State Rep. Rochelle Galindo of Greeley was a primary co-sponsor of the legislation, which would expand the number of sites where undocumented immigrants can obtain drivers licenses and ID cards to a minimum of 10 offices in the state. It’s an effort Polis supports.
Right now, there are three DMV offices — in Colorado Springs, Grand Junction and Lakewood — providing first-time applicant appointments, with one office (in Aurora) providing renewal appointments.
The program has faced lengthy backlogs and there was even a state investigation to determine whether people were selling their appointments. The bill is headed to the Senate floor after being passed through committee, including the Senate Finance Committee, where support from the state’s dairy and livestock industry backed the legislation during a hearing last month.

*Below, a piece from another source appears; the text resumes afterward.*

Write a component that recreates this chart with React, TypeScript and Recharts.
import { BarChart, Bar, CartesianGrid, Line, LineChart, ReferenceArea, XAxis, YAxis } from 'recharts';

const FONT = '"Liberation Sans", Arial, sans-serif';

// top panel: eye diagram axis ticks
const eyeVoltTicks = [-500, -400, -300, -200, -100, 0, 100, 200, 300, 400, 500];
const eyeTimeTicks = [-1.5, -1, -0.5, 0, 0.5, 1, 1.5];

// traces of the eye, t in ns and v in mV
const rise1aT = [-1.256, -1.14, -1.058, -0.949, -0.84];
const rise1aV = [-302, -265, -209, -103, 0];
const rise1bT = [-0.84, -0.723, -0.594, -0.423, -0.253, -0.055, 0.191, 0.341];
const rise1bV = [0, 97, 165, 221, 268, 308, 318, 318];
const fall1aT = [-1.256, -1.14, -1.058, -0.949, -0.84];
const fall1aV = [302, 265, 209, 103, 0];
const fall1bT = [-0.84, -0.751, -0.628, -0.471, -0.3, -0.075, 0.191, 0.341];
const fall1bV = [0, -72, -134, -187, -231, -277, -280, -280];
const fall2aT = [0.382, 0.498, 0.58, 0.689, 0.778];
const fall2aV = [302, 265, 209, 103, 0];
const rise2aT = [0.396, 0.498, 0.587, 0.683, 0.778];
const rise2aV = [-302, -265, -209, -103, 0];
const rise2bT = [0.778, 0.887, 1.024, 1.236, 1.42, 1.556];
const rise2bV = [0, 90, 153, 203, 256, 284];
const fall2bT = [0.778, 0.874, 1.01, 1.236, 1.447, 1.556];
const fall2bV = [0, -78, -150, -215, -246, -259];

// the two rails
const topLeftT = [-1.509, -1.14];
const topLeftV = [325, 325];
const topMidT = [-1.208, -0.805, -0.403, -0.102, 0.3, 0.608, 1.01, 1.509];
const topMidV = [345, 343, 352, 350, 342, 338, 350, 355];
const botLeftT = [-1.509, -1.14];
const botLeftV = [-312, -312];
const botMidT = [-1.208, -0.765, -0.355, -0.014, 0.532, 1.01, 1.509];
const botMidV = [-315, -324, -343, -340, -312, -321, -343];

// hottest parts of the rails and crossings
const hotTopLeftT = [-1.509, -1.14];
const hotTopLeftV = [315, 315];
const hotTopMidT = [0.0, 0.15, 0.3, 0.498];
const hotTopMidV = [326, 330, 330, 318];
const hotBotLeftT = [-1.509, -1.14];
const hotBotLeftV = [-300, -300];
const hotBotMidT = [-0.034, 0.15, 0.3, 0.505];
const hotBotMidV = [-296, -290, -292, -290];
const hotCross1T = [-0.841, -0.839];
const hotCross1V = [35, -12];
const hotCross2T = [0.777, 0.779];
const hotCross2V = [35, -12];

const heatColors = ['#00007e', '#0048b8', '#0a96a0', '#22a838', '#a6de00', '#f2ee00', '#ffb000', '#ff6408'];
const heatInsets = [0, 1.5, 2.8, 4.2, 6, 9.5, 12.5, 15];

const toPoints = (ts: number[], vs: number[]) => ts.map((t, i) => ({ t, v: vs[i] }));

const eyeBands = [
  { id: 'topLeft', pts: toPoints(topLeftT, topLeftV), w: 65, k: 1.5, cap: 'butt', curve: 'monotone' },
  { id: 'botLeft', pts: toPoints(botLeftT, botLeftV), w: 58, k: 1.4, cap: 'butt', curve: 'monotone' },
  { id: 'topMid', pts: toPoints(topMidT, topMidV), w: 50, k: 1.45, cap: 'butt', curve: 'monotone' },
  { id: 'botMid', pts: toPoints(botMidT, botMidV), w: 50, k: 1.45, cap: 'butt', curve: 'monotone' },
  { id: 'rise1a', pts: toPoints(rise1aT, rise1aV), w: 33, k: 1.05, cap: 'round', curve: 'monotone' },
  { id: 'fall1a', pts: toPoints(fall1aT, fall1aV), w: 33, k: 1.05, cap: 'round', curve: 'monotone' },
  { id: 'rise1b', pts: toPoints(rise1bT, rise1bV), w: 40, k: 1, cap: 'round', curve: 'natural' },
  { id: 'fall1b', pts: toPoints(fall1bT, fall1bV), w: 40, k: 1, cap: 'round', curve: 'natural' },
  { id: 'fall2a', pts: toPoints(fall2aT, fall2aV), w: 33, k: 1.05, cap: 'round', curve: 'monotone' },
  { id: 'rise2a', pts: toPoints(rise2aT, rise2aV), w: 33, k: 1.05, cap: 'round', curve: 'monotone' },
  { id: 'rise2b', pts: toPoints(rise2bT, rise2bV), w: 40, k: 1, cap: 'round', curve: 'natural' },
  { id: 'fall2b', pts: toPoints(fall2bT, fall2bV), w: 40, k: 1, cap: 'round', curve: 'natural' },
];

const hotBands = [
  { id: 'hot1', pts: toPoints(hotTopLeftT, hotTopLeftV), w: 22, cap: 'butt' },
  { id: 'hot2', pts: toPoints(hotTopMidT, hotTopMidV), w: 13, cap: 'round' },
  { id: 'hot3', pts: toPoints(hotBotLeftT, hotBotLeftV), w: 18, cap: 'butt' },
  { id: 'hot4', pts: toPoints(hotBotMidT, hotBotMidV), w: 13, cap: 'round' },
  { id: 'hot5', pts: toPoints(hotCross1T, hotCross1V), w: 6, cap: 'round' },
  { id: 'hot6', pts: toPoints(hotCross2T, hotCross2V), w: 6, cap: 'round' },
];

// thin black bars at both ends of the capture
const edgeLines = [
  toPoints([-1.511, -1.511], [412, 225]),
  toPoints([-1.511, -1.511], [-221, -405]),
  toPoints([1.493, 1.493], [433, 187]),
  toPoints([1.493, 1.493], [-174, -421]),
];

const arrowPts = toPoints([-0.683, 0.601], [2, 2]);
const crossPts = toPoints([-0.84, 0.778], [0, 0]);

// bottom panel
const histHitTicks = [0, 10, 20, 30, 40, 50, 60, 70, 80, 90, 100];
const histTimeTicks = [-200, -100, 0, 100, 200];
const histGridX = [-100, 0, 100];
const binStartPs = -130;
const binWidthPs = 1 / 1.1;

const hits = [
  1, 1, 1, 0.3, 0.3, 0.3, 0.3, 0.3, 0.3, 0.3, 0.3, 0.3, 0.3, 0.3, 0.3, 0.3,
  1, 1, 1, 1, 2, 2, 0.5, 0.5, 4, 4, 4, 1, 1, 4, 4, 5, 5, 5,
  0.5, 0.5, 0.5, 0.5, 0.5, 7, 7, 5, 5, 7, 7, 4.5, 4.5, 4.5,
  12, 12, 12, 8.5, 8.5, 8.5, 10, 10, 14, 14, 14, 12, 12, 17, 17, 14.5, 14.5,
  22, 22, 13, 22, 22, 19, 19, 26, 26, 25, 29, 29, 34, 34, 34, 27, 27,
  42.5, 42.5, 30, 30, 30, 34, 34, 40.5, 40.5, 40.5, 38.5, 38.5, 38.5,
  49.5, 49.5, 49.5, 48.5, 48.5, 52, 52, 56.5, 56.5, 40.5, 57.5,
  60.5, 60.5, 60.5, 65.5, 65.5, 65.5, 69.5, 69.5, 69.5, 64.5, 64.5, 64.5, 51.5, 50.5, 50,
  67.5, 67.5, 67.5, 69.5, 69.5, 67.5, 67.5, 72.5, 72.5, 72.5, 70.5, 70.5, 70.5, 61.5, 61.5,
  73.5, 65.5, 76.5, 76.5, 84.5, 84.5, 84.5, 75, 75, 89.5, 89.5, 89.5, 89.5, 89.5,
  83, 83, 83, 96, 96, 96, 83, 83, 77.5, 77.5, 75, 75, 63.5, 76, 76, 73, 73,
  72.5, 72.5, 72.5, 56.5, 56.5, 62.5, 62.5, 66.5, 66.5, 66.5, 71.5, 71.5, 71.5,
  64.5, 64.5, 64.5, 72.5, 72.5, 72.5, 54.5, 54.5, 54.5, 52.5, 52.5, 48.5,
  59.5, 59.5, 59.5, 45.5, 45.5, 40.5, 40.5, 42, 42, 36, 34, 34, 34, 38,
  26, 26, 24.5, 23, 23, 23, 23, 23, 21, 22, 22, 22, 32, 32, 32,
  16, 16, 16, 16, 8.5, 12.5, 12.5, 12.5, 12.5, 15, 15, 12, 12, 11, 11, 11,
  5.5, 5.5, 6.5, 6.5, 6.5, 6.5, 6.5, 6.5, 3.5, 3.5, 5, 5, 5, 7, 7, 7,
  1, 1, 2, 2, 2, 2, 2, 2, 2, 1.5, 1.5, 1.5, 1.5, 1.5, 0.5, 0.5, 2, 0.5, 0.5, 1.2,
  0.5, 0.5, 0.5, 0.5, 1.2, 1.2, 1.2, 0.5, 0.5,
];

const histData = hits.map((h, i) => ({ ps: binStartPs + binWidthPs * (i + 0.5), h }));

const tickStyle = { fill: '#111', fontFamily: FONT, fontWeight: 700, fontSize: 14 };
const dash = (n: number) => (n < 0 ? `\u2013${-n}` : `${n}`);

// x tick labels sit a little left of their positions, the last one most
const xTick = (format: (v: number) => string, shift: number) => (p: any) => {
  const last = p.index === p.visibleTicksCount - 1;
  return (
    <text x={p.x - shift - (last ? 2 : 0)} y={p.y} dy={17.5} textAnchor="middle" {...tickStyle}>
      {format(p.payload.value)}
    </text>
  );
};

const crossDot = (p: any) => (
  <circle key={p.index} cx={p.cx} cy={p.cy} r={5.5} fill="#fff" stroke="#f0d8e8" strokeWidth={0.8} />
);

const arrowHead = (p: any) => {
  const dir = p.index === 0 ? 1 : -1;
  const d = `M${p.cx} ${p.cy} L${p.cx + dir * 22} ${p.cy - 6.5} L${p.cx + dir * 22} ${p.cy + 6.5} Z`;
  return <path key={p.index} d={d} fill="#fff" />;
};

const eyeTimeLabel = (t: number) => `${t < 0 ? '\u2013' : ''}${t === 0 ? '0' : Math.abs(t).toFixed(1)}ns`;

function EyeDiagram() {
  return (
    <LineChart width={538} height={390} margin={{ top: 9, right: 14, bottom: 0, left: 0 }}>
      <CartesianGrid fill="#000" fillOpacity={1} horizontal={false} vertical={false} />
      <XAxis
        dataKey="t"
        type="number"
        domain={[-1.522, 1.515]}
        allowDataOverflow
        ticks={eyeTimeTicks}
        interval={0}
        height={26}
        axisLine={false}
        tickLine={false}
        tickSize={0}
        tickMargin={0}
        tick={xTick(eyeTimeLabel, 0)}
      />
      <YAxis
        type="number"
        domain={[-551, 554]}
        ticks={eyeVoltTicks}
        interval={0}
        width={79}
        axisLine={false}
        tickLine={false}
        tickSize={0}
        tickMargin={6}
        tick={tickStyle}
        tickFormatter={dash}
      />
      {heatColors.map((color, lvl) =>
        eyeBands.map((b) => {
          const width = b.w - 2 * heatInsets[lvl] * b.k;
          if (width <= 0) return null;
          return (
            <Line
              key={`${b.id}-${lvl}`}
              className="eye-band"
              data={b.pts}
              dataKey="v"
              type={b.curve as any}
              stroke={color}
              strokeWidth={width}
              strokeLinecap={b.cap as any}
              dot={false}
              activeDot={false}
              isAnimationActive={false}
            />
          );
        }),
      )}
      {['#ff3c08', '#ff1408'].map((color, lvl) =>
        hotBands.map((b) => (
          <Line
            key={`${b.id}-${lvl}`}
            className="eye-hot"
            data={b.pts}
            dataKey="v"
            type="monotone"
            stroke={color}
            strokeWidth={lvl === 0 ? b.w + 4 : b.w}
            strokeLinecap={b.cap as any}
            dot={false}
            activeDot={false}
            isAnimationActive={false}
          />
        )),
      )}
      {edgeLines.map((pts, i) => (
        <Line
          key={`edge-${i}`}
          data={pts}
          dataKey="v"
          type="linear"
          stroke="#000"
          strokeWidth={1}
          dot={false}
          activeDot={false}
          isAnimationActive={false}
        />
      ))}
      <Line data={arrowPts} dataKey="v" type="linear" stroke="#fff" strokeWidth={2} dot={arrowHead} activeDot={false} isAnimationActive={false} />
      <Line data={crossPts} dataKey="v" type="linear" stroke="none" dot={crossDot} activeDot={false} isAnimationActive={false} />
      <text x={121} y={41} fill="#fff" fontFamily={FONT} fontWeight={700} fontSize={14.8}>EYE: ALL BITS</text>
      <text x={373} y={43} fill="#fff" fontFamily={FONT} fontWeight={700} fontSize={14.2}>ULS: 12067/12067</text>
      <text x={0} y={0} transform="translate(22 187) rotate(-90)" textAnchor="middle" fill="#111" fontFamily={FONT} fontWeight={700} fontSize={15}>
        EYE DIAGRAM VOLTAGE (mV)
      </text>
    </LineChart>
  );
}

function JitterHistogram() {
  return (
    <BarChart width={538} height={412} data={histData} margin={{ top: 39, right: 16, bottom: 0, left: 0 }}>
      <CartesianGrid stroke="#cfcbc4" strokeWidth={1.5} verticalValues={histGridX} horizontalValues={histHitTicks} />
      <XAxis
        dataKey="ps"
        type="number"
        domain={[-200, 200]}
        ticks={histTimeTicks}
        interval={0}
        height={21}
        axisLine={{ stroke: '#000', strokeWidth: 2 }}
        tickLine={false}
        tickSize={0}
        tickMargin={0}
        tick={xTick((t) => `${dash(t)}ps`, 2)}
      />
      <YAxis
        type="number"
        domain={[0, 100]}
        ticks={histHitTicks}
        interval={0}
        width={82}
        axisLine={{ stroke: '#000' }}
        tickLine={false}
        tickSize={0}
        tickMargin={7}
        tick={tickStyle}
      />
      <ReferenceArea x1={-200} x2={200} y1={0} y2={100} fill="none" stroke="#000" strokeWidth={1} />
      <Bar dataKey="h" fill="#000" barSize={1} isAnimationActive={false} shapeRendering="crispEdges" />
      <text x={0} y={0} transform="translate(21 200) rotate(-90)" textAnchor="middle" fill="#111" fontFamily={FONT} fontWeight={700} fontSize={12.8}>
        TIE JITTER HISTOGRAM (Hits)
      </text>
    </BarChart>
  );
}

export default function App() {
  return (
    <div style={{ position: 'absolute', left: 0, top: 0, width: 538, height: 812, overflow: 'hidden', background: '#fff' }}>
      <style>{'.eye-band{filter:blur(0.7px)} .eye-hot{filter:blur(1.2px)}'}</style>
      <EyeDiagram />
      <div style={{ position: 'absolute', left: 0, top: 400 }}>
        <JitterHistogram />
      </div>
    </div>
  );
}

Galindo said the bill doesn’t specify where the new locations will be put.
“Hopefully we can get them in better locations, where there’s a huge amount of immigrant and obviously Latino populations, hopefully in Weld County,” Galindo said.
Galindo was involved in efforts to pass a law creating the program in 2013. The state began issuing the licenses a year later. She ran her campaign on the promise of introducing a bill expanding the program.
“It’s a very vital program,” Galindo said. “It makes our roads safer and it helps with dignity among our undocumented residents.”
Polis discussed some of the policies his office is working on that could benefit the Latino community, including a plan to create an immigration office at the Capitol.
“We’re also working with the legislature on a number of bills, including ways to better improve training for law enforcement and employees to understand how to better work with immigrant communities and build trust,” Polis said Monday.
His office is currently working on expanding the eligibility residency requirements for DACA recipients who want to apply for in-state tuition. He cited his push to erase healthcare coverage disparities, noting the Latino community is disproportionally affected by lack of access to healthcare.
“There is still a significantly higher rate of Latinx community members that are not insured compared to the general population,” Polis said.
He said in addition to policy goals, representation matters, which is why he appointed Marissa Molina to serve on the to Board of Trustees at Metropolitan State University of Denver. Molina will be the first-ever DACA recipient to serve on a Colorado state board, doing so for a university that recently earned federal designation as a Hispanic-Serving Institution.
“We want to continue to ensure that all of our residents have a seat at the table,” Polis said.
The governor said he was excited about the possibility of creating an immigrant integration office in the governor’s office. It would include adding a new position to handle immigrant and refugee concerns, with funding for the new role paid for with philanthropic partners.
A spokesperson for Polis, Laurie Cipriano, said in an emailed statement that many community members had contacted the governor’s office about establishing an immigrants affairs office.
“In an effort to better understand how other states established similar offices, our Executive Director of the Department of Labor and Employment Joe Barela, is traveling to Washington, D.C. this week to discuss the matter with leaders from other states,” Cipriano said in the statement.
Gonzales said creating the office will require legislation. She said lawmakers are in the middle of conversations about what that would look like, with hopes of introducing legislation as soon as this year.
Galindo also supports the legislation.
“It’s up to us as a state to ensure our residents are protected and their rights aren’t being infringed upon,” Galindo said. “I appreciate the fact that Governor Polis sees this as an issue, sees this as something that he needs to prioritize … it’s pretty exciting to even be having the conversation and I really do hope that it comes to fruition.”